Long-term, worsening trade tensions, monetary politics and geopolitical violence make the bid for gold from sovereign nations look secure. Shorter term, more dynamic trading could become a feature if reserve managers follow private investors across the West in taking a profit on at least a portion of their holdings.
Family offices are also buying gold
Another big driver in the gold price has been appetite from wealthy families worried about levels of US government debt. World Gold Council data has indicated that so-called opaque purchases of gold have surged to record levels this summer (WGC started tracking this part of the market in 2000).
Investors are also acutely aware that interest rate cuts are going to reduce yields on government bonds, again increasing gold’s attractiveness as an alternative to low risk debt.
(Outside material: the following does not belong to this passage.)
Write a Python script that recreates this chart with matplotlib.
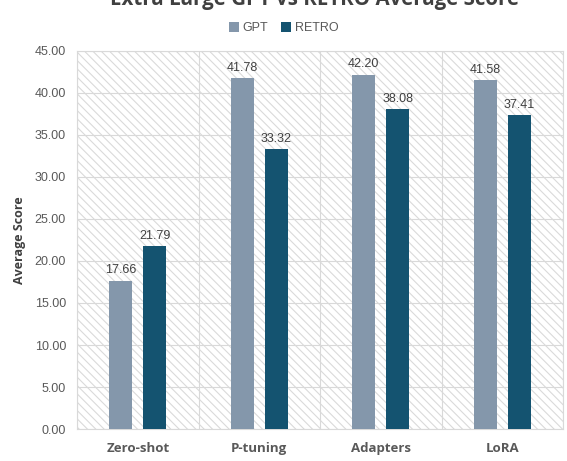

US family offices seem to be a big source of gold buying in Q2, and there is nothing to suggest this trend is going to reverse, especially as the Federal Reserve is inching towards its first rate cut.
The Congressional Budget Office, which keeps tabs on US government spending, has already projected that if Donald Trump wins the election in November, his current spending plans will see US debt levels surpass its highs in WW2, when measured as a proportion of GDP.
Analysts say that over the counter purchases are becoming an increasingly important factor in the gold market. The transactions are hard to track, but will include investments being made to hedge existing positions in the futures market.